Senate debates
Monday, 13 November 2017
Matters of Public Importance
Energy
4:55 pm
Andrew Bartlett (Queensland, Australian Greens) Share this | Hansard source
Before I commence, I would like to clarify that this is not my first speech. The Senate is debating today the very important issue of the need to reduce electricity prices. That is something that I expect everybody in this chamber agrees on, but the key point is how we reduce electricity prices—and we certainly don't do it by sloganeering and we certainly don't do it with the economically illiterate arguments that we've heard from some in contributions to the debate thus far. The simple fact is that the people of Australia, including the people of Queensland, my home state, are being ripped off—they are being ripped off by massive corporations like Origin and AGL in my own state of Queensland, and they are being ripped off by the two establishment parties that have put in place the energy and electricity regimes across the states that have led to massive price gouging, that have led to these price rises and that have led not just to increased costs for manufacturing, which is referred to in the proposal before us today, but also to increased costs for households.
Let's not forget that in the last financial year the state government of Queensland made $3 billion from the profits made by state-owned energy corporations, straight out of the pockets of Queensland households. Leading into the state election—we released our policies on this two months ago—the Greens are proposing to put that money straight back into the pockets of Queenslanders. Origin and AGL made $7.2 billion in profits. Those are profits for corporations, and that is profits being put before people. That is the energy regime that has been put in place by Labor and the LNP over successive governments in my home state of Queensland over the last decade. Since Queensland Labor privatised electricity retail in 2006, prices have doubled. Retail charges are now 35 per cent of power bills. The Greens' approach is to roll back Labor's privatisation, to end that price gouging, and to invest in renewable energy.
We hear the economically illiterate and ludicrous approach that we need to build new coal-fired power stations in northern parts of Queensland, which will take 10 years to build—as though that will somehow make energy cheaper rather than more expensive. I had an email from a constituent from Gladstone today. Gladstone, as some may know, has the largest power station in my state of Queensland. It has almost unlimited amounts of gas, if they wanted to tap into it, going through the port of Gladstone and yet the prices are sky-high. It is simply a factor of the privatised, corporatised electricity generation, distribution and marketing regime that has been put in place by Labor and LNP governments following the bidding of their corporate donors. That is what we need to reverse and that is the thing that will reduce electricity prices by substantial amounts, not just for a year or two by way of a subsidy but for year after year after year by reversing the privatisation that occurred before, legislating to make reliable, affordable energy for all Queenslanders something that the government is required to provide. That is what we need to do and that is the approach the Greens have put forward for the Queensland state election. Independent economists, independent energy experts who have examined the Greens' policies, agree that that would lead to savings of at least $600 a year for each and every Queensland household. If we scrapped private electricity retailers and created a single public retailer with a legal mandate to provide affordable and reliable electricity to all Queenslanders, they would each save $600 a year on their electricity bill.
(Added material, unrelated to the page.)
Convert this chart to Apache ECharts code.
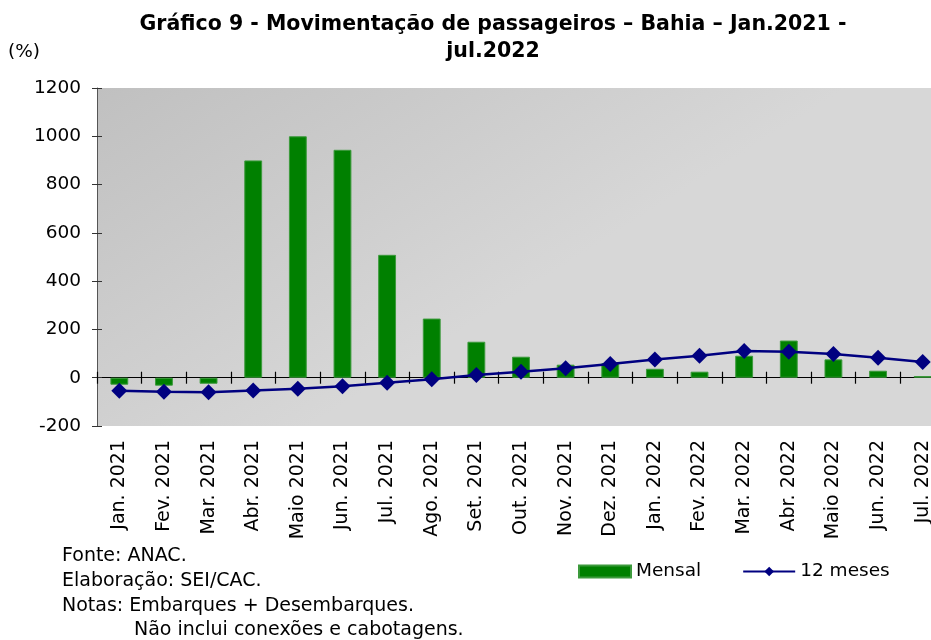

The same sorts of savings would apply to manufacturers in Queensland as well. The jobs would flow on from that. Investing in renewable energy would create over 5,000 jobs a year every year for five years. The Liberal and Labor parties in Queensland want to create a ridiculous, unsustainable mine that would deliver maybe 1,500 jobs and would take all of the investment money that could otherwise be put into renewable energy that would generate over 5,000 jobs year after year after year and create cheaper electricity along the way. They are the visions and the policies that the Greens are putting forward in the state election in Queensland and that is the guaranteed way to get cheaper electricity for all people across this country.